:: DATASET EXTRACT ::

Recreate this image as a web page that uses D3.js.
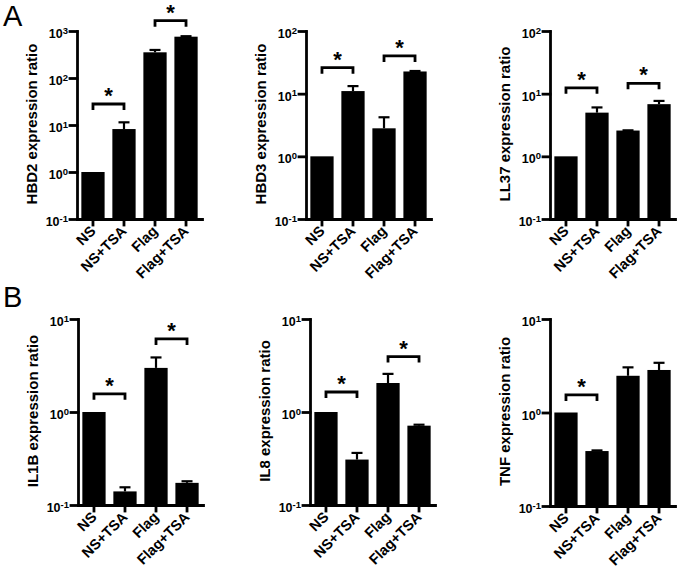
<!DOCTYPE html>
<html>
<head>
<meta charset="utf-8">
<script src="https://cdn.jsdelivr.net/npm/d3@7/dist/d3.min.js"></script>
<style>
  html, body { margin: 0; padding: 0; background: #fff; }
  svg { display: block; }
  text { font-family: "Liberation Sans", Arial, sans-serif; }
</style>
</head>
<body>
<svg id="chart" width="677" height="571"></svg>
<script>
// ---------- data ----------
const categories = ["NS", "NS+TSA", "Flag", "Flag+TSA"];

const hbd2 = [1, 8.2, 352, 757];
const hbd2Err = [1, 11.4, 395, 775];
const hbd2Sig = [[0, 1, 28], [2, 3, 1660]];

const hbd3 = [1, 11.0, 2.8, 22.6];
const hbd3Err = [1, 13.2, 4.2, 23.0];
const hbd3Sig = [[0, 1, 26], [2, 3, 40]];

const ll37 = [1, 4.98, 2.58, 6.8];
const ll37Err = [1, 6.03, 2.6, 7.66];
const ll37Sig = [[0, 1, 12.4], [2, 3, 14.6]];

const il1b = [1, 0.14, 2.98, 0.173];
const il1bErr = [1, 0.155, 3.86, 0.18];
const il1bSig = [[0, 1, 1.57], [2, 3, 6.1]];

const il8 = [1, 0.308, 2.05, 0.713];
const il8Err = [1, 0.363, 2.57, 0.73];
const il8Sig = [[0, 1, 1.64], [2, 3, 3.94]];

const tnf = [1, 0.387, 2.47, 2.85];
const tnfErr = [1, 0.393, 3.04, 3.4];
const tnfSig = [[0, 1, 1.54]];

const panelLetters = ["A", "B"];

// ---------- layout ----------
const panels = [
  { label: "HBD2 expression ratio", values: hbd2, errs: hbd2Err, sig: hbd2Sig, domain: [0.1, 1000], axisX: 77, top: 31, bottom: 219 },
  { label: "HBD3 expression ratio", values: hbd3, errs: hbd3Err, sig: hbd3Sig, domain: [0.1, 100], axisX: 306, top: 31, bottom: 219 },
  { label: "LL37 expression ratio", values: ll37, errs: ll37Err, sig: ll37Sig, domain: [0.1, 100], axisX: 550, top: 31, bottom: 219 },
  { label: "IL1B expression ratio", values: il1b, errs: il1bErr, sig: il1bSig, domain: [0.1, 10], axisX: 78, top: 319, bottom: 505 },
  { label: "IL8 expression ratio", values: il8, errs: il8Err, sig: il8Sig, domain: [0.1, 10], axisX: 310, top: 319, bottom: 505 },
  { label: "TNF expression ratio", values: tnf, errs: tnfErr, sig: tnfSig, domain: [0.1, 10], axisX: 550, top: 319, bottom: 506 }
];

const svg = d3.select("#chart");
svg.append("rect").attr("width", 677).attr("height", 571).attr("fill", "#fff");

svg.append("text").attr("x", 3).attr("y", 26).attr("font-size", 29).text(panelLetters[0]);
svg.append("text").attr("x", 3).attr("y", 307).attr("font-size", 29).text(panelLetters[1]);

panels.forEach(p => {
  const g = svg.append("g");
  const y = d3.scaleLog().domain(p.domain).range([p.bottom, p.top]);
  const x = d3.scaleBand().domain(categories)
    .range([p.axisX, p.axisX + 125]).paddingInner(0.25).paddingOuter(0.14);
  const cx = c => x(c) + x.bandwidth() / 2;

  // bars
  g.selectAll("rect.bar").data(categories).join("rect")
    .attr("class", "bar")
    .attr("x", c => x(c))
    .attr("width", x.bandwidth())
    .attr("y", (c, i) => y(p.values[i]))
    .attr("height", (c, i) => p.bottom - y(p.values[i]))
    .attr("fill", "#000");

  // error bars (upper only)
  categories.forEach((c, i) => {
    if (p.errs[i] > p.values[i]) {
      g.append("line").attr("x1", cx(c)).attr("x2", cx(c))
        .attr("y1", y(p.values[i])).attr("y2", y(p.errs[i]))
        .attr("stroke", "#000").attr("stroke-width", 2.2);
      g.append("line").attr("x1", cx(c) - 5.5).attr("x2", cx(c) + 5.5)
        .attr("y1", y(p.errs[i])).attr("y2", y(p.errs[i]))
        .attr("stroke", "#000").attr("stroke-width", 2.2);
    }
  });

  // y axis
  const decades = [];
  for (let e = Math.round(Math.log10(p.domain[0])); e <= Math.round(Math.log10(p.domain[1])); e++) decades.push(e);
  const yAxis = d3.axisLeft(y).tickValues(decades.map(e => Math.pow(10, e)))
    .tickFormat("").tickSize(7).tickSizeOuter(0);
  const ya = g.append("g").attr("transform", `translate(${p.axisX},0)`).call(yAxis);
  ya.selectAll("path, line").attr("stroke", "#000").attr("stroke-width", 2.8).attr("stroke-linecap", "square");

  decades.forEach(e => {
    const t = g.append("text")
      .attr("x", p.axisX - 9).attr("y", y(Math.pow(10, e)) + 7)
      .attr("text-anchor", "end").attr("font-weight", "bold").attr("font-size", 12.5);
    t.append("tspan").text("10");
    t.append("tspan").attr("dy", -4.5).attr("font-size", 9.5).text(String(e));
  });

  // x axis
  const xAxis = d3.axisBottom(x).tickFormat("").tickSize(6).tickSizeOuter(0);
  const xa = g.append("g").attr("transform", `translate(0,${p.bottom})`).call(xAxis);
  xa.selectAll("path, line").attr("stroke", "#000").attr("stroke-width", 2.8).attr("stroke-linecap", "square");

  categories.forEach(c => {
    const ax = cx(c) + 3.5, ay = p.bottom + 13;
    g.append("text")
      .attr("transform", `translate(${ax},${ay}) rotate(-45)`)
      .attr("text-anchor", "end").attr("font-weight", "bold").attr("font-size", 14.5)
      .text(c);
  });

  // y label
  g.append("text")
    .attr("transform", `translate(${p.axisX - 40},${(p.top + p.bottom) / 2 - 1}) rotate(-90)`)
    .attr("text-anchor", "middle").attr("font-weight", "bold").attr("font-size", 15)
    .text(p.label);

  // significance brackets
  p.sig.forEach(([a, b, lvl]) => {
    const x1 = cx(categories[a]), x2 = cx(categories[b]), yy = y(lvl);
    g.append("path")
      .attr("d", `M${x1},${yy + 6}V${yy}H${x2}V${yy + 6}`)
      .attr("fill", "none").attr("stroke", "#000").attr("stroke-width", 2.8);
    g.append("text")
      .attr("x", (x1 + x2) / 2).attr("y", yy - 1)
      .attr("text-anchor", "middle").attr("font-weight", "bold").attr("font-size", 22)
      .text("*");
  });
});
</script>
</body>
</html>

:::

→ **WHAT YOU WILL DO**: Reproduce the full material exactly, excluding the pictures.

→ **EXERCISE SOLUTION**:
Recreate this image as a web page that uses D3.js.
<!DOCTYPE html>
<html>
<head>
<meta charset="utf-8">
<script src="https://cdn.jsdelivr.net/npm/d3@7/dist/d3.min.js"></script>
<style>
  html, body { margin: 0; padding: 0; background: #fff; }
  svg { display: block; }
  text { font-family: "Liberation Sans", Arial, sans-serif; }
</style>
</head>
<body>
<svg id="chart" width="677" height="571"></svg>
<script>
// ---------- data ----------
const categories = ["NS", "NS+TSA", "Flag", "Flag+TSA"];

const hbd2 = [1, 8.2, 352, 757];
const hbd2Err = [1, 11.4, 395, 775];
const hbd2Sig = [[0, 1, 28], [2, 3, 1660]];

const hbd3 = [1, 11.0, 2.8, 22.6];
const hbd3Err = [1, 13.2, 4.2, 23.0];
const hbd3Sig = [[0, 1, 26], [2, 3, 40]];

const ll37 = [1, 4.98, 2.58, 6.8];
const ll37Err = [1, 6.03, 2.6, 7.66];
const ll37Sig = [[0, 1, 12.4], [2, 3, 14.6]];

const il1b = [1, 0.14, 2.98, 0.173];
const il1bErr = [1, 0.155, 3.86, 0.18];
const il1bSig = [[0, 1, 1.57], [2, 3, 6.1]];

const il8 = [1, 0.308, 2.05, 0.713];
const il8Err = [1, 0.363, 2.57, 0.73];
const il8Sig = [[0, 1, 1.64], [2, 3, 3.94]];

const tnf = [1, 0.387, 2.47, 2.85];
const tnfErr = [1, 0.393, 3.04, 3.4];
const tnfSig = [[0, 1, 1.54]];

const panelLetters = ["A", "B"];

// ---------- layout ----------
const panels = [
  { label: "HBD2 expression ratio", values: hbd2, errs: hbd2Err, sig: hbd2Sig, domain: [0.1, 1000], axisX: 77, top: 31, bottom: 219 },
  { label: "HBD3 expression ratio", values: hbd3, errs: hbd3Err, sig: hbd3Sig, domain: [0.1, 100], axisX: 306, top: 31, bottom: 219 },
  { label: "LL37 expression ratio", values: ll37, errs: ll37Err, sig: ll37Sig, domain: [0.1, 100], axisX: 550, top: 31, bottom: 219 },
  { label: "IL1B expression ratio", values: il1b, errs: il1bErr, sig: il1bSig, domain: [0.1, 10], axisX: 78, top: 319, bottom: 505 },
  { label: "IL8 expression ratio", values: il8, errs: il8Err, sig: il8Sig, domain: [0.1, 10], axisX: 310, top: 319, bottom: 505 },
  { label: "TNF expression ratio", values: tnf, errs: tnfErr, sig: tnfSig, domain: [0.1, 10], axisX: 550, top: 319, bottom: 506 }
];

const svg = d3.select("#chart");
svg.append("rect").attr("width", 677).attr("height", 571).attr("fill", "#fff");

svg.append("text").attr("x", 3).attr("y", 26).attr("font-size", 29).text(panelLetters[0]);
svg.append("text").attr("x", 3).attr("y", 307).attr("font-size", 29).text(panelLetters[1]);

panels.forEach(p => {
  const g = svg.append("g");
  const y = d3.scaleLog().domain(p.domain).range([p.bottom, p.top]);
  const x = d3.scaleBand().domain(categories)
    .range([p.axisX, p.axisX + 125]).paddingInner(0.25).paddingOuter(0.14);
  const cx = c => x(c) + x.bandwidth() / 2;

  // bars
  g.selectAll("rect.bar").data(categories).join("rect")
    .attr("class", "bar")
    .attr("x", c => x(c))
    .attr("width", x.bandwidth())
    .attr("y", (c, i) => y(p.values[i]))
    .attr("height", (c, i) => p.bottom - y(p.values[i]))
    .attr("fill", "#000");

  // error bars (upper only)
  categories.forEach((c, i) => {
    if (p.errs[i] > p.values[i]) {
      g.append("line").attr("x1", cx(c)).attr("x2", cx(c))
        .attr("y1", y(p.values[i])).attr("y2", y(p.errs[i]))
        .attr("stroke", "#000").attr("stroke-width", 2.2);
      g.append("line").attr("x1", cx(c) - 5.5).attr("x2", cx(c) + 5.5)
        .attr("y1", y(p.errs[i])).attr("y2", y(p.errs[i]))
        .attr("stroke", "#000").attr("stroke-width", 2.2);
    }
  });

  // y axis
  const decades = [];
  for (let e = Math.round(Math.log10(p.domain[0])); e <= Math.round(Math.log10(p.domain[1])); e++) decades.push(e);
  const yAxis = d3.axisLeft(y).tickValues(decades.map(e => Math.pow(10, e)))
    .tickFormat("").tickSize(7).tickSizeOuter(0);
  const ya = g.append("g").attr("transform", `translate(${p.axisX},0)`).call(yAxis);
  ya.selectAll("path, line").attr("stroke", "#000").attr("stroke-width", 2.8).attr("stroke-linecap", "square");

  decades.forEach(e => {
    const t = g.append("text")
      .attr("x", p.axisX - 9).attr("y", y(Math.pow(10, e)) + 7)
      .attr("text-anchor", "end").attr("font-weight", "bold").attr("font-size", 12.5);
    t.append("tspan").text("10");
    t.append("tspan").attr("dy", -4.5).attr("font-size", 9.5).text(String(e));
  });

  // x axis
  const xAxis = d3.axisBottom(x).tickFormat("").tickSize(6).tickSizeOuter(0);
  const xa = g.append("g").attr("transform", `translate(0,${p.bottom})`).call(xAxis);
  xa.selectAll("path, line").attr("stroke", "#000").attr("stroke-width", 2.8).attr("stroke-linecap", "square");

  categories.forEach(c => {
    const ax = cx(c) + 3.5, ay = p.bottom + 13;
    g.append("text")
      .attr("transform", `translate(${ax},${ay}) rotate(-45)`)
      .attr("text-anchor", "end").attr("font-weight", "bold").attr("font-size", 14.5)
      .text(c);
  });

  // y label
  g.append("text")
    .attr("transform", `translate(${p.axisX - 40},${(p.top + p.bottom) / 2 - 1}) rotate(-90)`)
    .attr("text-anchor", "middle").attr("font-weight", "bold").attr("font-size", 15)
    .text(p.label);

  // significance brackets
  p.sig.forEach(([a, b, lvl]) => {
    const x1 = cx(categories[a]), x2 = cx(categories[b]), yy = y(lvl);
    g.append("path")
      .attr("d", `M${x1},${yy + 6}V${yy}H${x2}V${yy + 6}`)
      .attr("fill", "none").attr("stroke", "#000").attr("stroke-width", 2.8);
    g.append("text")
      .attr("x", (x1 + x2) / 2).attr("y", yy - 1)
      .attr("text-anchor", "middle").attr("font-weight", "bold").attr("font-size", 22)
      .text("*");
  });
});
</script>
</body>
</html>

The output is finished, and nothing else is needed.